*DO THIS*: Only the pictures are to be left out; set down the rest of the records exactly.

─── EXTRACTED INFORMATION ───

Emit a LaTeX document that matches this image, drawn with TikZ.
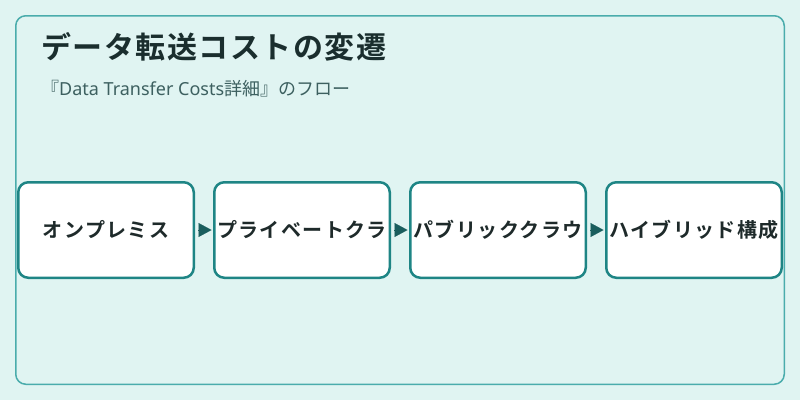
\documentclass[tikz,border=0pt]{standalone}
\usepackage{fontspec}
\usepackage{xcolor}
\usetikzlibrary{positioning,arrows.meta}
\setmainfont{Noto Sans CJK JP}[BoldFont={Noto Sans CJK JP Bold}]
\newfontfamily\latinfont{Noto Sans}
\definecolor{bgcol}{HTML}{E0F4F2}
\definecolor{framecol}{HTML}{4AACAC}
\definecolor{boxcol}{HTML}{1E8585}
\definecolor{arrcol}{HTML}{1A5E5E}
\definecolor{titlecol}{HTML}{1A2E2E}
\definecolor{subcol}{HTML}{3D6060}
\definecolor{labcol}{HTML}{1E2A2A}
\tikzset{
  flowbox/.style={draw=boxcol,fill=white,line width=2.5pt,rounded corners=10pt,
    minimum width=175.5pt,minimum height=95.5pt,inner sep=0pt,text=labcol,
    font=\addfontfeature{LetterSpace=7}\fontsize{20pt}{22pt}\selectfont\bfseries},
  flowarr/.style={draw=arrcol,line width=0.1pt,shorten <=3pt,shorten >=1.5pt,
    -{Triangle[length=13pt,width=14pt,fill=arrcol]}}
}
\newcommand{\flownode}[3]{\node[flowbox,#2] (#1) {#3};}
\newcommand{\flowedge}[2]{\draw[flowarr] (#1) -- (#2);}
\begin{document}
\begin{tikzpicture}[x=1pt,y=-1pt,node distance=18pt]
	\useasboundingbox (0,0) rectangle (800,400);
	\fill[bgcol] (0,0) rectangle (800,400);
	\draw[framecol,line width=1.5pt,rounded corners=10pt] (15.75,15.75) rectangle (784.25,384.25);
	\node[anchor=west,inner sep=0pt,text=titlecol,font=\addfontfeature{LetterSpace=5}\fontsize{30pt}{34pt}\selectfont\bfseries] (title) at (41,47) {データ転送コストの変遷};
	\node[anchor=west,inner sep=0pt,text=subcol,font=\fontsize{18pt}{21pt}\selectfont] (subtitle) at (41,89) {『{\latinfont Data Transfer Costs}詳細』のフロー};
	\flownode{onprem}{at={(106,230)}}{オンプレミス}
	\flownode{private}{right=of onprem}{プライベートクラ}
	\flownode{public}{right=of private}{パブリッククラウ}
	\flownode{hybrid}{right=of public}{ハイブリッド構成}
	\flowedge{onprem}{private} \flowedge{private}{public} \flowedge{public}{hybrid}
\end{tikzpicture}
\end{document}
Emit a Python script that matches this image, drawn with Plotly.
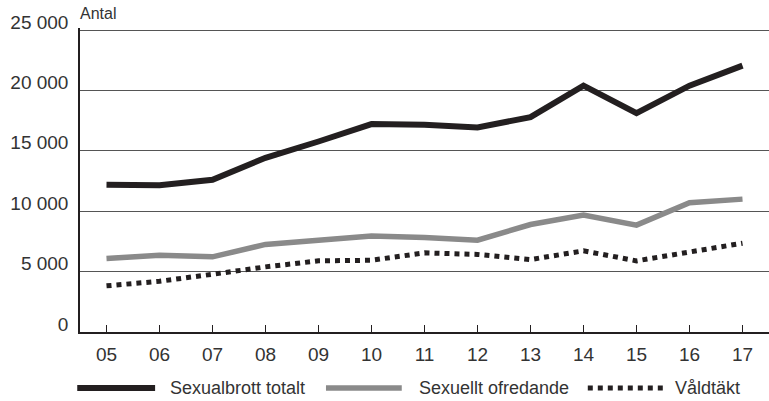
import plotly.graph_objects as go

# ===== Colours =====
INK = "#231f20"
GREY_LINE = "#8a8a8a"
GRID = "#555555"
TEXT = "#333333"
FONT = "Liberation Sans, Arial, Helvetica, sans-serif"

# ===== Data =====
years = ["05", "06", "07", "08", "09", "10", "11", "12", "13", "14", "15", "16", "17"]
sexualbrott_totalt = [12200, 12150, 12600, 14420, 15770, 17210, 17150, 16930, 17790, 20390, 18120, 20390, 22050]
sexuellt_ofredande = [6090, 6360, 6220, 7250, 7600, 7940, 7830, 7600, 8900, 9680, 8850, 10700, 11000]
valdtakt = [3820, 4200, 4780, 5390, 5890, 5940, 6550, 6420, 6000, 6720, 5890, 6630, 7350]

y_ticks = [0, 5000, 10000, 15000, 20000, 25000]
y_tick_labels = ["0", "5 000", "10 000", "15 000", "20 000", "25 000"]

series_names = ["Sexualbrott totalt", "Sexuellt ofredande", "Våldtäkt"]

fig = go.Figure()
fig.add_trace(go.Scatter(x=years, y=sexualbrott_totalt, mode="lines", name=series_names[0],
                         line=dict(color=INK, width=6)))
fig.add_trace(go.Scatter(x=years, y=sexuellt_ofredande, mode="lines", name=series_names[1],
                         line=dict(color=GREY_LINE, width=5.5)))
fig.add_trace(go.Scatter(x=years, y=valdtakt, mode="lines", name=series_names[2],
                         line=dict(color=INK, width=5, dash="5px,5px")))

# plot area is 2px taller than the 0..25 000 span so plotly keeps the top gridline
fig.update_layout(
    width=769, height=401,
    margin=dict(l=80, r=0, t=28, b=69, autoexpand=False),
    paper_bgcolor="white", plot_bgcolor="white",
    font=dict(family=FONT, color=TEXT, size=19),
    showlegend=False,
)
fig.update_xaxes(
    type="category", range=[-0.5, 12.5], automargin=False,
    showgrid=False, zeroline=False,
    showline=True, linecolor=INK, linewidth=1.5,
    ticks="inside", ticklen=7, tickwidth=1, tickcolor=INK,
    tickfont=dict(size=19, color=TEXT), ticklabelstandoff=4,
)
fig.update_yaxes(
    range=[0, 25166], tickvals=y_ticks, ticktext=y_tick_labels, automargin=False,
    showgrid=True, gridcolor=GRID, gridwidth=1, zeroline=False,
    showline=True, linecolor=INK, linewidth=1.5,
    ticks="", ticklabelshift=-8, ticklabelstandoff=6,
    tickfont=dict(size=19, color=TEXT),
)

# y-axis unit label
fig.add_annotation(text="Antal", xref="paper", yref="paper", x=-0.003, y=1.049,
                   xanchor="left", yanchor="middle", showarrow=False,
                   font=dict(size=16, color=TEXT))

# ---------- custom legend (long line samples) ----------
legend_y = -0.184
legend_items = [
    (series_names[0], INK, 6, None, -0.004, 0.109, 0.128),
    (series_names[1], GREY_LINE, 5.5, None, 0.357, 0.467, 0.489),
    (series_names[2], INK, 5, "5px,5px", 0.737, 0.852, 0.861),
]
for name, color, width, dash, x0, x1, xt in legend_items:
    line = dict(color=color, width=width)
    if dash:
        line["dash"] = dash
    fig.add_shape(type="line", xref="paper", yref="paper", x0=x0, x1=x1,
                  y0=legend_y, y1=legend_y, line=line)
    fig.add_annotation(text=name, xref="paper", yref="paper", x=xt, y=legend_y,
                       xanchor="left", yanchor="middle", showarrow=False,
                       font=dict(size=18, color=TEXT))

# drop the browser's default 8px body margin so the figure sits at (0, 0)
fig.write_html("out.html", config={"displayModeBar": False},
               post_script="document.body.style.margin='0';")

───

*ANSWER TO THE PROBLEM*:
Emit a LaTeX document that matches this image, drawn with TikZ.
\documentclass[tikz,border=0pt]{standalone}
\usepackage{fontspec}
\usepackage{xcolor}
\usetikzlibrary{positioning,arrows.meta}
\setmainfont{Noto Sans CJK JP}[BoldFont={Noto Sans CJK JP Bold}]
\newfontfamily\latinfont{Noto Sans}
\definecolor{bgcol}{HTML}{E0F4F2}
\definecolor{framecol}{HTML}{4AACAC}
\definecolor{boxcol}{HTML}{1E8585}
\definecolor{arrcol}{HTML}{1A5E5E}
\definecolor{titlecol}{HTML}{1A2E2E}
\definecolor{subcol}{HTML}{3D6060}
\definecolor{labcol}{HTML}{1E2A2A}
\tikzset{
  flowbox/.style={draw=boxcol,fill=white,line width=2.5pt,rounded corners=10pt,
    minimum width=175.5pt,minimum height=95.5pt,inner sep=0pt,text=labcol,
    font=\addfontfeature{LetterSpace=7}\fontsize{20pt}{22pt}\selectfont\bfseries},
  flowarr/.style={draw=arrcol,line width=0.1pt,shorten <=3pt,shorten >=1.5pt,
    -{Triangle[length=13pt,width=14pt,fill=arrcol]}}
}
\newcommand{\flownode}[3]{\node[flowbox,#2] (#1) {#3};}
\newcommand{\flowedge}[2]{\draw[flowarr] (#1) -- (#2);}
\begin{document}
\begin{tikzpicture}[x=1pt,y=-1pt,node distance=18pt]
	\useasboundingbox (0,0) rectangle (800,400);
	\fill[bgcol] (0,0) rectangle (800,400);
	\draw[framecol,line width=1.5pt,rounded corners=10pt] (15.75,15.75) rectangle (784.25,384.25);
	\node[anchor=west,inner sep=0pt,text=titlecol,font=\addfontfeature{LetterSpace=5}\fontsize{30pt}{34pt}\selectfont\bfseries] (title) at (41,47) {データ転送コストの変遷};
	\node[anchor=west,inner sep=0pt,text=subcol,font=\fontsize{18pt}{21pt}\selectfont] (subtitle) at (41,89) {『{\latinfont Data Transfer Costs}詳細』のフロー};
	\flownode{onprem}{at={(106,230)}}{オンプレミス}
	\flownode{private}{right=of onprem}{プライベートクラ}
	\flownode{public}{right=of private}{パブリッククラウ}
	\flownode{hybrid}{right=of public}{ハイブリッド構成}
	\flowedge{onprem}{private} \flowedge{private}{public} \flowedge{public}{hybrid}
\end{tikzpicture}
\end{document}
Emit a Python script that matches this image, drawn with Plotly.
import plotly.graph_objects as go

# ===== Colours =====
INK = "#231f20"
GREY_LINE = "#8a8a8a"
GRID = "#555555"
TEXT = "#333333"
FONT = "Liberation Sans, Arial, Helvetica, sans-serif"

# ===== Data =====
years = ["05", "06", "07", "08", "09", "10", "11", "12", "13", "14", "15", "16", "17"]
sexualbrott_totalt = [12200, 12150, 12600, 14420, 15770, 17210, 17150, 16930, 17790, 20390, 18120, 20390, 22050]
sexuellt_ofredande = [6090, 6360, 6220, 7250, 7600, 7940, 7830, 7600, 8900, 9680, 8850, 10700, 11000]
valdtakt = [3820, 4200, 4780, 5390, 5890, 5940, 6550, 6420, 6000, 6720, 5890, 6630, 7350]

y_ticks = [0, 5000, 10000, 15000, 20000, 25000]
y_tick_labels = ["0", "5 000", "10 000", "15 000", "20 000", "25 000"]

series_names = ["Sexualbrott totalt", "Sexuellt ofredande", "Våldtäkt"]

fig = go.Figure()
fig.add_trace(go.Scatter(x=years, y=sexualbrott_totalt, mode="lines", name=series_names[0],
                         line=dict(color=INK, width=6)))
fig.add_trace(go.Scatter(x=years, y=sexuellt_ofredande, mode="lines", name=series_names[1],
                         line=dict(color=GREY_LINE, width=5.5)))
fig.add_trace(go.Scatter(x=years, y=valdtakt, mode="lines", name=series_names[2],
                         line=dict(color=INK, width=5, dash="5px,5px")))

# plot area is 2px taller than the 0..25 000 span so plotly keeps the top gridline
fig.update_layout(
    width=769, height=401,
    margin=dict(l=80, r=0, t=28, b=69, autoexpand=False),
    paper_bgcolor="white", plot_bgcolor="white",
    font=dict(family=FONT, color=TEXT, size=19),
    showlegend=False,
)
fig.update_xaxes(
    type="category", range=[-0.5, 12.5], automargin=False,
    showgrid=False, zeroline=False,
    showline=True, linecolor=INK, linewidth=1.5,
    ticks="inside", ticklen=7, tickwidth=1, tickcolor=INK,
    tickfont=dict(size=19, color=TEXT), ticklabelstandoff=4,
)
fig.update_yaxes(
    range=[0, 25166], tickvals=y_ticks, ticktext=y_tick_labels, automargin=False,
    showgrid=True, gridcolor=GRID, gridwidth=1, zeroline=False,
    showline=True, linecolor=INK, linewidth=1.5,
    ticks="", ticklabelshift=-8, ticklabelstandoff=6,
    tickfont=dict(size=19, color=TEXT),
)

# y-axis unit label
fig.add_annotation(text="Antal", xref="paper", yref="paper", x=-0.003, y=1.049,
                   xanchor="left", yanchor="middle", showarrow=False,
                   font=dict(size=16, color=TEXT))

# ---------- custom legend (long line samples) ----------
legend_y = -0.184
legend_items = [
    (series_names[0], INK, 6, None, -0.004, 0.109, 0.128),
    (series_names[1], GREY_LINE, 5.5, None, 0.357, 0.467, 0.489),
    (series_names[2], INK, 5, "5px,5px", 0.737, 0.852, 0.861),
]
for name, color, width, dash, x0, x1, xt in legend_items:
    line = dict(color=color, width=width)
    if dash:
        line["dash"] = dash
    fig.add_shape(type="line", xref="paper", yref="paper", x0=x0, x1=x1,
                  y0=legend_y, y1=legend_y, line=line)
    fig.add_annotation(text=name, xref="paper", yref="paper", x=xt, y=legend_y,
                       xanchor="left", yanchor="middle", showarrow=False,
                       font=dict(size=18, color=TEXT))

# drop the browser's default 8px body margin so the figure sits at (0, 0)
fig.write_html("out.html", config={"displayModeBar": False},
               post_script="document.body.style.margin='0';")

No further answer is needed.